Je tente de me calmer, mais en moi, un soldat n’écoute pas mes ordres de ne pas tirer tant que je n’en ai pas donner l’ordre. Là, c’en est trop. Je me souviens m’être éloigné et, le dos tourné, une salve est lancée. Elle est murmurée, mais tout de même catapultée : « de toute façon, mon fils est autiste, pas le vôtre ».

Je n’aime pas que l’on croit que je m’occupe mal de la situation. Fier de ma logique, je quitte la librairie en direction du David’s Tea parce que c’est ce que Laurent souhaite vraiment offrir à Sophie : de la bonne tisane pour relaxer et surtout faire relaxer ses symptômes de ménopause. Plus tard dans la voiture, je fais malgré moi un post-mortem parce que je suis fort mal à l’aise vis-à-vis mon comportement.  Ainsi donc, j’aurais dû m’écouter et de prendre une pause dans un coin tranquille avec Laurent avant de m’aventurer dans la librairie bondée et qui ressemble à une fourmilière.

Je finis tant bien que mal par oublier l’incident jusqu’au lendemain matin, alors que Sophie, qui dort mal ces temps-ci en raison ( la ménopause!!!), regardait une interview sur Ingrid Falaise.

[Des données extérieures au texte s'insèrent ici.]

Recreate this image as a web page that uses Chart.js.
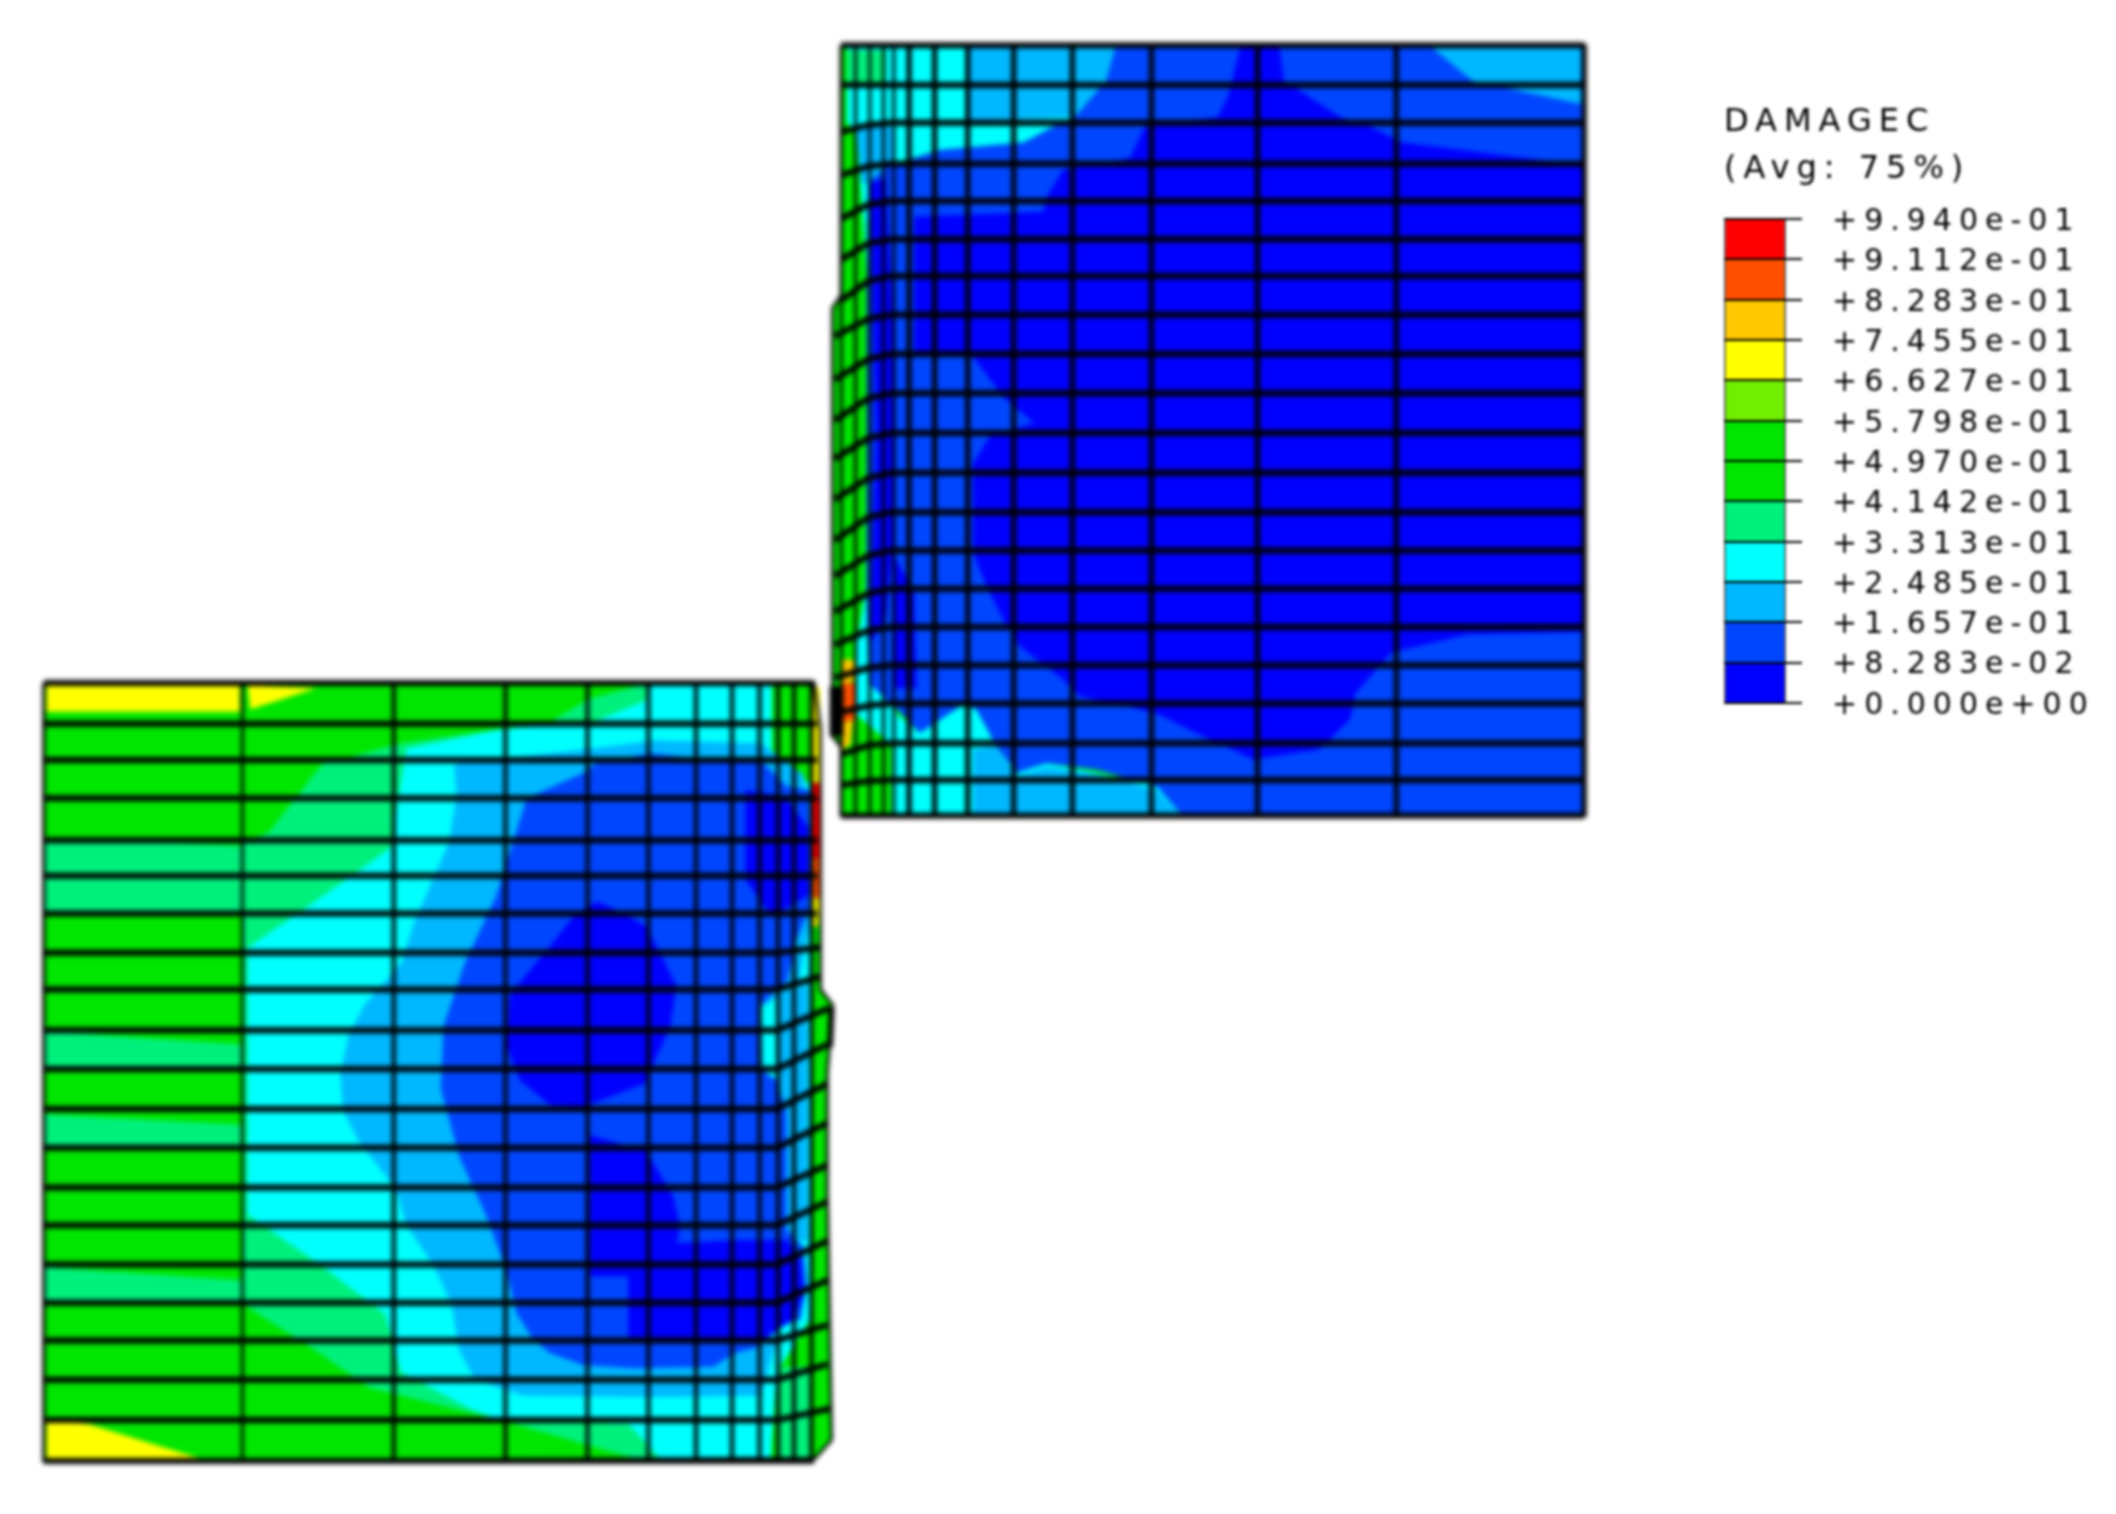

Je l’entends parler de son conjoint qui est père d’un enfant autiste… Merde alors ! Je suis peut-être à moitié endormi mais pas assez pour faire des liens étranges… Et si la personne que j’ai insultée était le conjoint de madame Falaise ???  Après avoir vérifié sur Facebook, je réalise avec effroi que… c’était effectivement lui. Et il a un fils autiste. Et il a participé à une série télé avec sa conjointe. Et c’était produit par Pixcom, la même boîte qui a produite Autiste, bientôt majeur. Il m’a sans doute vu dans le documentaire. Et vu Laurent.

Je me lève donc avec une profonde déprime d’avoir tirer sur quelqu’un qui est dans mon camp. D’avoir donné une mauvaise perception de moi. J’ai manqué de solidarité avec un père qui navigue dans le même bateau que moi.

Bref, j’ai fait le con. Sans jeu de mots, je me sens depuis comme un monstre. Si jamais il lit cette chronique, je veux qu’il sache que je m’excuse profondément.